Blaine Rorick

Blaine Rorick is the epitome of someone who lives to sail. His passion for sailboats started young, when at 12-years-old, he started his own yacht maintenance business. Years later, he became a salesman for Lancer Yachts, then Erickson Yachts, and worked as a yacht broker for a decade.

All the while, Rorick spent his weekends not just sailing, but racing; having developed a fascination with making fast boats go faster and to win more races. It’s safe to say he’s owned a dealership worth of sailboats that today are representative of racing’s heyday of the 70s and 80s.

He purchased the first Olson 30 – Hull Number 1 – owned a Henderson 30, a Viper 830, a Carrera 290, and the famed but short-lived Moore 30 which lead him to see Alan Andrews earlier this year. That boat was so far ahead of its time, with a hiking wing, it baffled the PHRF ratings committee who ultimately decided it could not fairly compete under local rules and would not let it race in sanctioned events.
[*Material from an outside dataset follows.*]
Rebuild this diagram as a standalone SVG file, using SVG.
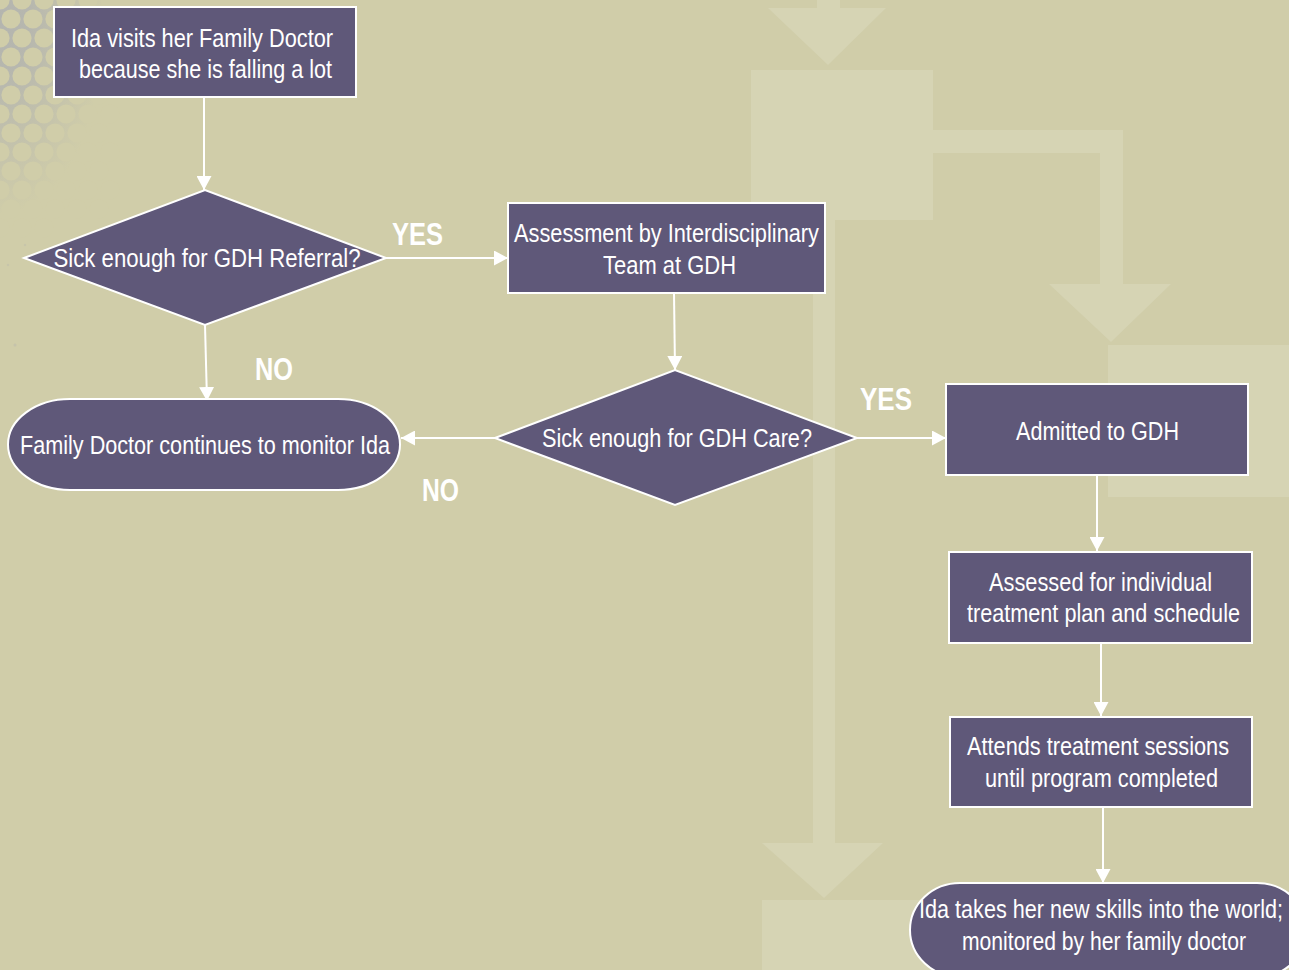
<svg xmlns="http://www.w3.org/2000/svg" xmlns:xlink="http://www.w3.org/1999/xlink" width="1289" height="970" viewBox="0 0 1289 970">
  <style>
    .bg { fill: #D0CDA9; }
    .wm { fill: #D6D4B4; }
    .deco { fill: #B4B5AF; }
    .hole { fill: #D0CDA9; }
    .node { fill: #5F5879; stroke: #FFFFFF; stroke-width: 2; }
    .t { font-family: "Liberation Sans Narrow", "Arial Narrow", "Liberation Sans", Arial, sans-serif; font-size: 25px; fill: #FFFFFF; text-anchor: middle; }
    .lbl { font-family: "Liberation Sans Narrow", "Arial Narrow", "Liberation Sans", Arial, sans-serif; font-size: 32px; font-weight: bold; fill: #FFFFFF; text-anchor: middle; }
    .edge { stroke: #FFFFFF; stroke-width: 2; fill: none; marker-end: url(#arrow); }
  </style>
  <defs>
    <marker id="arrow" markerUnits="userSpaceOnUse" viewBox="0 0 14 15" markerWidth="14" markerHeight="15" refX="14" refY="7.5" orient="auto">
      <path d="M0,0 L14,7.5 L0,15 Z" fill="#FFFFFF"/>
    </marker>
    <radialGradient id="fade" gradientUnits="userSpaceOnUse" cx="0" cy="20" r="150" gradientTransform="translate(0,20) scale(0.7,1.3) translate(0,-20)">
      <stop offset="0" stop-color="#B4B5AF" stop-opacity="1"/>
      <stop offset="0.3" stop-color="#B4B5AF" stop-opacity="0.9"/>
      <stop offset="1" stop-color="#B4B5AF" stop-opacity="0"/>
    </radialGradient>
    <circle id="hole" r="9.6" class="hole"/>
  </defs>

  <rect class="bg" x="0" y="0" width="1289" height="970"/>

  <!-- background watermark flowchart -->
  <g id="watermark" class="wm">
    <rect x="817" y="0" width="23" height="9"/>
    <polygon points="768,8 886,8 828,65"/>
    <rect x="751" y="70" width="182" height="150"/>
    <rect x="813" y="220" width="22" height="623"/>
    <polygon points="762,843 883,843 824,898"/>
    <rect x="762" y="900" width="182" height="70"/>
    <rect x="933" y="130" width="190" height="23"/>
    <rect x="1100" y="130" width="23" height="154"/>
    <polygon points="1049,284 1171,284 1111,342"/>
    <rect x="1108" y="345" width="181" height="152"/>
  </g>

  <!-- top-left decoration -->
  <g id="decoration">
    <rect x="0" y="0" width="120" height="230" fill="url(#fade)"/>
    <use xlink:href="#hole" x="0" y="0"/>
    <use xlink:href="#hole" x="22" y="0"/>
    <use xlink:href="#hole" x="44" y="0"/>
    <use xlink:href="#hole" x="66" y="0"/>
    <use xlink:href="#hole" x="88" y="0"/>
    <use xlink:href="#hole" x="110" y="0"/>
    <use xlink:href="#hole" x="11" y="19"/>
    <use xlink:href="#hole" x="33" y="19"/>
    <use xlink:href="#hole" x="55" y="19"/>
    <use xlink:href="#hole" x="77" y="19"/>
    <use xlink:href="#hole" x="99" y="19"/>
    <use xlink:href="#hole" x="0" y="38"/>
    <use xlink:href="#hole" x="22" y="38"/>
    <use xlink:href="#hole" x="44" y="38"/>
    <use xlink:href="#hole" x="66" y="38"/>
    <use xlink:href="#hole" x="88" y="38"/>
    <use xlink:href="#hole" x="110" y="38"/>
    <use xlink:href="#hole" x="11" y="57"/>
    <use xlink:href="#hole" x="33" y="57"/>
    <use xlink:href="#hole" x="55" y="57"/>
    <use xlink:href="#hole" x="77" y="57"/>
    <use xlink:href="#hole" x="99" y="57"/>
    <use xlink:href="#hole" x="0" y="76"/>
    <use xlink:href="#hole" x="22" y="76"/>
    <use xlink:href="#hole" x="44" y="76"/>
    <use xlink:href="#hole" x="66" y="76"/>
    <use xlink:href="#hole" x="88" y="76"/>
    <use xlink:href="#hole" x="110" y="76"/>
    <use xlink:href="#hole" x="11" y="95"/>
    <use xlink:href="#hole" x="33" y="95"/>
    <use xlink:href="#hole" x="55" y="95"/>
    <use xlink:href="#hole" x="77" y="95"/>
    <use xlink:href="#hole" x="99" y="95"/>
    <use xlink:href="#hole" x="0" y="114"/>
    <use xlink:href="#hole" x="22" y="114"/>
    <use xlink:href="#hole" x="44" y="114"/>
    <use xlink:href="#hole" x="66" y="114"/>
    <use xlink:href="#hole" x="88" y="114"/>
    <use xlink:href="#hole" x="110" y="114"/>
    <use xlink:href="#hole" x="11" y="133"/>
    <use xlink:href="#hole" x="33" y="133"/>
    <use xlink:href="#hole" x="55" y="133"/>
    <use xlink:href="#hole" x="77" y="133"/>
    <use xlink:href="#hole" x="99" y="133"/>
    <use xlink:href="#hole" x="0" y="152"/>
    <use xlink:href="#hole" x="22" y="152"/>
    <use xlink:href="#hole" x="44" y="152"/>
    <use xlink:href="#hole" x="66" y="152"/>
    <use xlink:href="#hole" x="88" y="152"/>
    <use xlink:href="#hole" x="110" y="152"/>
    <use xlink:href="#hole" x="11" y="171"/>
    <use xlink:href="#hole" x="33" y="171"/>
    <use xlink:href="#hole" x="55" y="171"/>
    <use xlink:href="#hole" x="77" y="171"/>
    <use xlink:href="#hole" x="99" y="171"/>
    <use xlink:href="#hole" x="0" y="190"/>
    <use xlink:href="#hole" x="22" y="190"/>
    <use xlink:href="#hole" x="44" y="190"/>
    <use xlink:href="#hole" x="66" y="190"/>
    <use xlink:href="#hole" x="88" y="190"/>
    <use xlink:href="#hole" x="110" y="190"/>
    <use xlink:href="#hole" x="11" y="209"/>
    <use xlink:href="#hole" x="33" y="209"/>
    <use xlink:href="#hole" x="55" y="209"/>
    <use xlink:href="#hole" x="77" y="209"/>
    <use xlink:href="#hole" x="99" y="209"/>
    <use xlink:href="#hole" x="0" y="228"/>
    <use xlink:href="#hole" x="22" y="228"/>
    <use xlink:href="#hole" x="44" y="228"/>
    <g class="deco">
      <circle cx="25" cy="245" r="1.2" opacity="0.3"/>
      <circle cx="8" cy="265" r="1.2" opacity="0.3"/>
      <circle cx="15" cy="345" r="1.5" opacity="0.4"/>
    </g>
  </g>

  <!-- connectors -->
  <g id="connectors">
    <line class="edge" x1="204" y1="97" x2="204" y2="190"/>
    <line class="edge" x1="386" y1="258" x2="508" y2="258"/>
    <line class="edge" x1="205" y1="325" x2="207" y2="401"/>
    <line class="edge" x1="674" y1="293" x2="675" y2="370"/>
    <line class="edge" x1="495" y1="438" x2="401" y2="438"/>
    <line class="edge" x1="857" y1="438" x2="946" y2="438"/>
    <line class="edge" x1="1097" y1="475" x2="1097" y2="551"/>
    <line class="edge" x1="1101" y1="643" x2="1101" y2="716"/>
    <line class="edge" x1="1103" y1="807" x2="1103" y2="883"/>
  </g>

  <!-- edge labels -->
  <g id="labels">
    <text class="lbl" x="417.5" y="245" textLength="51" lengthAdjust="spacingAndGlyphs">YES</text>
    <text class="lbl" x="274" y="380" textLength="38" lengthAdjust="spacingAndGlyphs">NO</text>
    <text class="lbl" x="886" y="410" textLength="52" lengthAdjust="spacingAndGlyphs">YES</text>
    <text class="lbl" x="440.5" y="501" textLength="37" lengthAdjust="spacingAndGlyphs">NO</text>
  </g>

  <g id="n1">
    <rect class="node" x="54" y="7" width="302" height="90"/>
    <text class="t" x="202" y="47" textLength="262" lengthAdjust="spacingAndGlyphs">Ida visits her Family Doctor</text>
    <text class="t" x="205.5" y="78" textLength="253" lengthAdjust="spacingAndGlyphs">because she is falling a lot</text>
  </g>

  <g id="n2">
    <polygon class="node" points="24,258 205,190 386,258 205,325"/>
    <text class="t" x="207" y="267" textLength="307" lengthAdjust="spacingAndGlyphs">Sick enough for GDH Referral?</text>
  </g>

  <g id="n3">
    <rect class="node" x="508" y="203" width="317" height="90"/>
    <text class="t" x="666.5" y="242" textLength="305" lengthAdjust="spacingAndGlyphs">Assessment by Interdisciplinary</text>
    <text class="t" x="669.5" y="274" textLength="133" lengthAdjust="spacingAndGlyphs">Team at GDH</text>
  </g>

  <g id="n4">
    <rect class="node" x="8" y="399" width="392" height="91" rx="62" ry="45.5"/>
    <text class="t" x="205" y="454" textLength="370" lengthAdjust="spacingAndGlyphs">Family Doctor continues to monitor Ida</text>
  </g>

  <g id="n5">
    <polygon class="node" points="495,438 675,370 857,438 675,505"/>
    <text class="t" x="677" y="447" textLength="270" lengthAdjust="spacingAndGlyphs">Sick enough for GDH Care?</text>
  </g>

  <g id="n6">
    <rect class="node" x="946" y="384" width="302" height="91"/>
    <text class="t" x="1097.5" y="440" textLength="163" lengthAdjust="spacingAndGlyphs">Admitted to GDH</text>
  </g>

  <g id="n7">
    <rect class="node" x="949" y="552" width="303" height="91"/>
    <text class="t" x="1100.5" y="591" textLength="223" lengthAdjust="spacingAndGlyphs">Assessed for individual</text>
    <text class="t" x="1103.5" y="622" textLength="273" lengthAdjust="spacingAndGlyphs">treatment plan and schedule</text>
  </g>

  <g id="n8">
    <rect class="node" x="950" y="717" width="302" height="90"/>
    <text class="t" x="1098" y="755" textLength="262" lengthAdjust="spacingAndGlyphs">Attends treatment sessions</text>
    <text class="t" x="1101.5" y="787" textLength="233" lengthAdjust="spacingAndGlyphs">until program completed</text>
  </g>

  <g id="n9">
    <rect class="node" x="910" y="883" width="397" height="94" rx="50" ry="47"/>
    <text class="t" x="1101" y="918" textLength="364" lengthAdjust="spacingAndGlyphs">Ida takes her new skills into the world;</text>
    <text class="t" x="1104" y="950" textLength="284" lengthAdjust="spacingAndGlyphs">monitored by her family doctor</text>
  </g>
</svg>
After a move to Northern California, Rorick began a successful mortgage brokerage company that afforded him the pleasure of continuing to racing on bigger boats. 

During the week he developed investment funds and secured private investor money for real estate development projects. Weekends were spent on the water, sailing almost all California-based races in a variety of boats, from ultra-lights, to maxi-sleds, on many Mexico adventures –NHYC’s Newport to Cabo, NOSA’s Newport to Ensenada, SDYC’s San Diego to Puerta Vallarta aboard boats like Shadow, a Soverel 55, and the famed Andrews 70, Alchemy, that introduced him to the celebrated designer.

He was an Oceanside Yacht Club’s Yachtsman of the Year honoree, and is currently a member of Dana Point Yacht Club.

Although he found great success sailing bigger boats, his passion for yacht racing took flight racing mid-side boats in the 30-foot range.

“Those are the boats that are really fast,” he said. “Fast in light air and can be sailed well with fewer people. It’s really about making it easy to have fast fun – they are really just a blast to sail.” And the trailerability, he said, was key for many years when he was getting into the sport. The size of the new Moore 33 will allow sailors to do more races, more competitively, from local regattas to Mexico races.

Sometimes, big boats are just more work, like getting the boat home after a distance race; hiring a skipper for the return from Mexico. With mid-sized boats, someone drives the trailer down and the boat comes back in two days rather than two weeks, he said.

Easy and fun is what people are looking for right now, and it’s why in the initial meeting with Andrew, the idea went from modernizing a 30-year old a fractional sloop to creating a modern-shaped hull that incorporates all aspects of new sailing technology from its core, not just added on or modified. It’s size, weight and rigging will make it easy, and with Andrews at the helm of the design, there’s no doubt it is going to be fast.